The key is understanding that combat and roleplay serve different emotional purposes. Combat creates pressure, risk and momentum. Roleplay creates meaning, attachment and consequence. When one dominates for too long, the other loses impact. A good long-term rhythm lets these elements feed each other instead of competing.

At Geeknson, we’ve seen this play out in real campaigns. Sessions that alternated between intense fights and quieter character-driven scenes kept energy high for months. Players stayed engaged because every fight mattered, and every conversation existed because of something that happened in combat. The story didn’t pause for action or dialogue — it moved through both.

The goal isn’t symmetry. Some arcs will lean heavily into combat, others into social play. What matters is awareness. When you notice fatigue setting in, that’s your signal to shift gears. Balance isn’t about counting minutes — it’s about maintaining tension, investment and momentum in your game over the long haul.

Why balance matters in RPG campaigns that last more than a few sessions

In the beginning, everything feels fresh. Combat is exciting, victories feel earned, and every encounter carries weight. But as a campaign stretches over months or even years, patterns start to emerge. If every session leans too hard into fights, combat slowly stops feeling special. If everything turns into discussion and planning, tension leaks out of the game. That’s why balance isn’t a one-time decision — it’s something you adjust constantly, often without even announcing it.

What matters most is how the players experience time at the table. Long stretches of combat-heavy play can exhaust even players who love tactics, while long roleplay-only arcs can leave others restless. The goal isn’t to split sessions fifty-fifty, but to create rhythm. Action followed by consequence. Conflict followed by reflection. This is where combat can be more than mechanics and roleplay becomes more than talking.

At Geeknson, we often joke that you can hear when balance is off. Dice roll slower. Side conversations start. Someone checks their phone. When your players are engaged, though, the table is alive — even during quieter scenes. A well-paced campaign uses combat to raise stakes and roleplay to let the characters process what just happened, grounding the action in the world they care about.

Get that rhythm right, and combat stops being filler, conversations stop dragging, and the whole experience feels intentional — for everyone around the table.

How your players experience combat versus roleplay over time

Over a long campaign, the way your players perceive combat and roleplay changes more than many GMs expect.

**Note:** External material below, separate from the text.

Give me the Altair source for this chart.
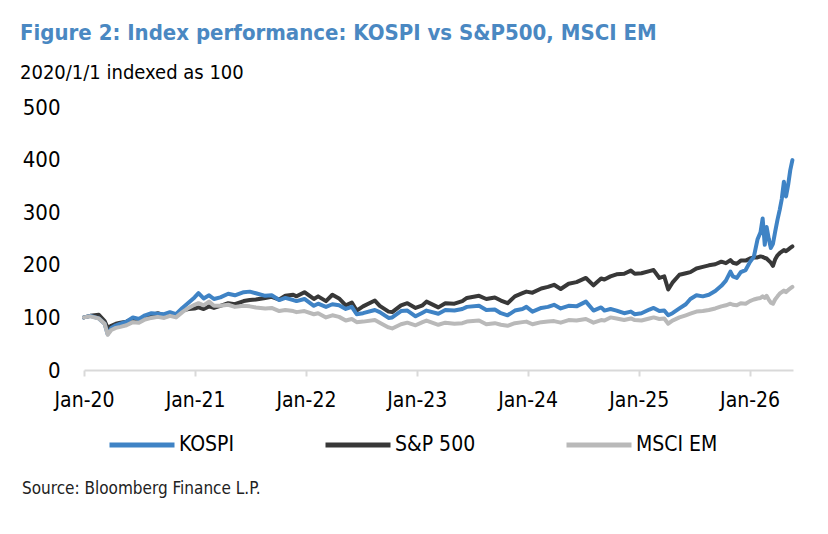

What feels exciting in the first few sessions can feel very different after dozens of hours at the table. Understanding this shift helps you adjust how you run the game before boredom or frustration creeps in.

Here’s what usually happens over time:

  • Early sessions: Everything feels new. Combat is thrilling because stakes are unclear, rules are still settling, and every fight teaches the table something about the characters and the world.
  • Mid-campaign: Players become more competent. Combat encounters start to feel familiar, especially if they follow similar patterns. This is often when players become more invested in motivations, relationships and consequences rather than raw mechanics.
  • Late campaign: Players care deeply about outcomes. Combat is no longer just about winning — it’s about why the fight happens and what it changes. Fights without narrative weight can feel empty, while meaningful confrontations land harder than ever.

Different players react differently:

  • some players enjoy combat as a tactical puzzle and want it often,
  • others engage most in roleplay, watching how decisions shape the game,
  • many want both, but in a rhythm that respects their time and attention.

The important part is noticing when energy shifts. If the players start skipping descriptions, rushing turns, or disengaging during fights, it’s a sign combat is losing impact. If long conversations stall momentum, it may be time to introduce pressure, danger or action.

Balance comes from observation, not formulas. When you pay attention to how players react at the table, you’ll know what to dial up – and what to ease back – to keep everyone invested for everyone involved.

Using combat to support the story, not interrupt it

Combat works best when it has a reason to exist. A fight that grows naturally out of player choices strengthens the story, while random battles often feel like interruptions. When combat reflects tensions in the world, unresolved conflicts, or mistakes made earlier, it stops being filler and starts carrying meaning.

Short, focused encounters can reinforce stakes, reveal character values, and push consequences forward. When players understand why they are fighting, combat becomes part of the narrative flow instead of a pause button on the plot.

Letting roleplay shape encounters and change the game

When roleplay is allowed to influence events, combat encounters stop being fixed scenes and start evolving naturally. What players say, who they trust, and how they treat NPCs can completely change what happens next. In this way, roleplay becomes a tool that actively reshapes the adventure, rather than something that happens only between fights.

This approach works especially well when the players realise that their choices carry weight in the world. A tense negotiation might turn an enemy into an ally. A careless insult can escalate a minor conflict into a dangerous combat encounter. Sometimes, combat can be avoided entirely because players found a smarter or more human solution. That’s not skipping content – that’s good play.

For the GM, this means being flexible with the game. You don’t lock encounters in place; you let them breathe. If the players approach a situation differently than expected, you adjust difficulty, goals, or even the purpose of the fight. Over time, this creates a natural balance where combat and roleplay feed into each other instead of competing.When roleplay shapes encounters, players stop asking “is this the next fight?” and start asking “what will our choices cause?”. And that shift is what keeps long campaigns engaging, unpredictable and emotionally grounded – for everyone at the table.